● **Goal of the exercise**
Return precisely the span of lines from the top of the material below to the line containing "ocv_S42Z20P11 = [2.775, 2.768, 2.764, 2.748, 2.725]", both included. Pictures are excluded.

● **Data provided**
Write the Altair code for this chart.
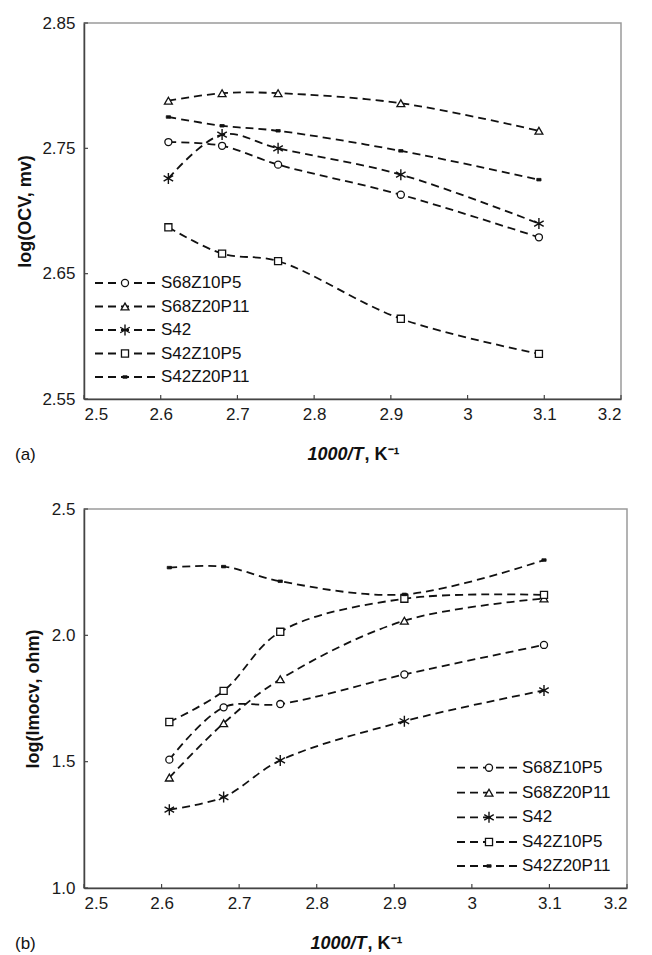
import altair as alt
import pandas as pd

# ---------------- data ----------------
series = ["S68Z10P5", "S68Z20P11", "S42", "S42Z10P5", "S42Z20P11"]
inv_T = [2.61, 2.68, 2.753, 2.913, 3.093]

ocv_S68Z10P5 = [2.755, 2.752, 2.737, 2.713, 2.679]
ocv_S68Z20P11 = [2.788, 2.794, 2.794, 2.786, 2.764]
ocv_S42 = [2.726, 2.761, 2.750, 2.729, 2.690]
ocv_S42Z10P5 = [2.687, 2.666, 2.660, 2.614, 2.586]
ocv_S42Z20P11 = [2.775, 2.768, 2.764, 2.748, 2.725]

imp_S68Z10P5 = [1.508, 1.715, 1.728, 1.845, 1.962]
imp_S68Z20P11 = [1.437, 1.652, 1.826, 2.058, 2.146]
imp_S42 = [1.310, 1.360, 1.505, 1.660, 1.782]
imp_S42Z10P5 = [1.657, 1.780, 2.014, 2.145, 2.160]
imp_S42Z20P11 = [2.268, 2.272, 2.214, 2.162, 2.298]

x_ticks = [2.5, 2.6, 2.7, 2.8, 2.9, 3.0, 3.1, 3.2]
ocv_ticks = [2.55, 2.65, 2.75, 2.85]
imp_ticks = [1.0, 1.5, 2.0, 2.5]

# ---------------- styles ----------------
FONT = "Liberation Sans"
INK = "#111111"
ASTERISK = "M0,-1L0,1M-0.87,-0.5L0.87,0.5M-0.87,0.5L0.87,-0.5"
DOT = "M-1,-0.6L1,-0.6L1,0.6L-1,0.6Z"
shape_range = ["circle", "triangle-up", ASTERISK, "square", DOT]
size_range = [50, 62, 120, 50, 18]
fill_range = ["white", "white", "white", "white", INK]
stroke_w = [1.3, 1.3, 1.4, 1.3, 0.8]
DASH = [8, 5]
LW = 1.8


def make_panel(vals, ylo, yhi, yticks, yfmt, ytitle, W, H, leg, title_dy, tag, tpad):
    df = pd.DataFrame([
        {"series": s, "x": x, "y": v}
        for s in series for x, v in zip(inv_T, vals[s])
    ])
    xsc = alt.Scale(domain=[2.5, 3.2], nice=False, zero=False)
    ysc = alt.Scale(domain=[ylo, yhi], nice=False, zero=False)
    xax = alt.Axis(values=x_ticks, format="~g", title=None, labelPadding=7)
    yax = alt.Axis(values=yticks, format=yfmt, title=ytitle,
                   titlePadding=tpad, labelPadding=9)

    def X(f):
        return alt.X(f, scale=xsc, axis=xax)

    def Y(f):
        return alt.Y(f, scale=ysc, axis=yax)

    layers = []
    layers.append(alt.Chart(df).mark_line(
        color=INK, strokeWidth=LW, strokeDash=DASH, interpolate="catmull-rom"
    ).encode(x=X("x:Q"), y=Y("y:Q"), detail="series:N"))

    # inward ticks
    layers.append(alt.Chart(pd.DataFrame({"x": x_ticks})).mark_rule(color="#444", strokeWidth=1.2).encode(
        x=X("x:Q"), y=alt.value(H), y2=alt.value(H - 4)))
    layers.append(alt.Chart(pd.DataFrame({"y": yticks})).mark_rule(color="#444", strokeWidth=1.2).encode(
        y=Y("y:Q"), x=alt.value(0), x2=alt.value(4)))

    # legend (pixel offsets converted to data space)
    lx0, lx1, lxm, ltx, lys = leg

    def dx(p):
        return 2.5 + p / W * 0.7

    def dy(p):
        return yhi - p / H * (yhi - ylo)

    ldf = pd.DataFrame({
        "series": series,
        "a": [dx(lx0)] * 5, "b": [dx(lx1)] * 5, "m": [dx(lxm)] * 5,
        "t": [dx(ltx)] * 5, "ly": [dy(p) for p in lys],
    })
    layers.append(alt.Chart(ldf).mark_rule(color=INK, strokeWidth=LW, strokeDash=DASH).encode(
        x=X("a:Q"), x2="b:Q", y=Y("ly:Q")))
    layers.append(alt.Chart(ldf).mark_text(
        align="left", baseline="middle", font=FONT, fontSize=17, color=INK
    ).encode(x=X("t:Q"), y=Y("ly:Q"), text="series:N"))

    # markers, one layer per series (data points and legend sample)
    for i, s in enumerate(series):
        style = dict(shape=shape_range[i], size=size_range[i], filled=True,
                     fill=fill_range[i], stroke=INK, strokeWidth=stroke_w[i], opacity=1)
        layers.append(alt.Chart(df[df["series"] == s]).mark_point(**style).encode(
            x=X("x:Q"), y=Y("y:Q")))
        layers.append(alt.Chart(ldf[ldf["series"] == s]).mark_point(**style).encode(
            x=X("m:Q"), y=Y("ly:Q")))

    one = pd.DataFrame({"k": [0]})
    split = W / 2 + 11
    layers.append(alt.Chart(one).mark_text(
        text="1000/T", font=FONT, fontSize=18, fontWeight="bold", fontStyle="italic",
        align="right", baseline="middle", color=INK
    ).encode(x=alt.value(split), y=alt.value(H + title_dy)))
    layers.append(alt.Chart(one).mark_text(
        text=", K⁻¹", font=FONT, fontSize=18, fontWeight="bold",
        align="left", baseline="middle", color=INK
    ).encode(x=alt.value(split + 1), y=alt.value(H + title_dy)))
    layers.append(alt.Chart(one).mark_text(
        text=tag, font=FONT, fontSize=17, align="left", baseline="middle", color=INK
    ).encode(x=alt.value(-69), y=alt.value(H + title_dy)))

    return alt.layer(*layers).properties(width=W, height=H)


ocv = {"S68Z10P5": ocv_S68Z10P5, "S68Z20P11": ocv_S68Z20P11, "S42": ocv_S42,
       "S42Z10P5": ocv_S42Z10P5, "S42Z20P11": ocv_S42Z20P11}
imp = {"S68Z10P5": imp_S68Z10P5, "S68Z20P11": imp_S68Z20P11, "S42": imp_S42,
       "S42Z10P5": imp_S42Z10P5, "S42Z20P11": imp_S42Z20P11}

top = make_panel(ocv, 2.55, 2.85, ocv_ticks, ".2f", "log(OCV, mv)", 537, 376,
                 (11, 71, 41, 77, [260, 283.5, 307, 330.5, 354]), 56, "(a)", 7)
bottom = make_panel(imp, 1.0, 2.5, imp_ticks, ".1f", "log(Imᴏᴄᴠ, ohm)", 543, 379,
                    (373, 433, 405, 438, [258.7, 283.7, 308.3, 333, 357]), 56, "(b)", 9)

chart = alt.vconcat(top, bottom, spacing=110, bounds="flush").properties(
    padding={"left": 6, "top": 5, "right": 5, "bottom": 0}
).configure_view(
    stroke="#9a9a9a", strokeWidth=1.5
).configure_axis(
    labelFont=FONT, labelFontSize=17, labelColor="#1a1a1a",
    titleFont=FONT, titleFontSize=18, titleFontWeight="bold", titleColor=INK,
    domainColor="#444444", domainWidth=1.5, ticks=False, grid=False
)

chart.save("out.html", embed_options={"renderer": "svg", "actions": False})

● **Final result**
Write the Altair code for this chart.
import altair as alt
import pandas as pd

# ---------------- data ----------------
series = ["S68Z10P5", "S68Z20P11", "S42", "S42Z10P5", "S42Z20P11"]
inv_T = [2.61, 2.68, 2.753, 2.913, 3.093]

ocv_S68Z10P5 = [2.755, 2.752, 2.737, 2.713, 2.679]
ocv_S68Z20P11 = [2.788, 2.794, 2.794, 2.786, 2.764]
ocv_S42 = [2.726, 2.761, 2.750, 2.729, 2.690]
ocv_S42Z10P5 = [2.687, 2.666, 2.660, 2.614, 2.586]
ocv_S42Z20P11 = [2.775, 2.768, 2.764, 2.748, 2.725]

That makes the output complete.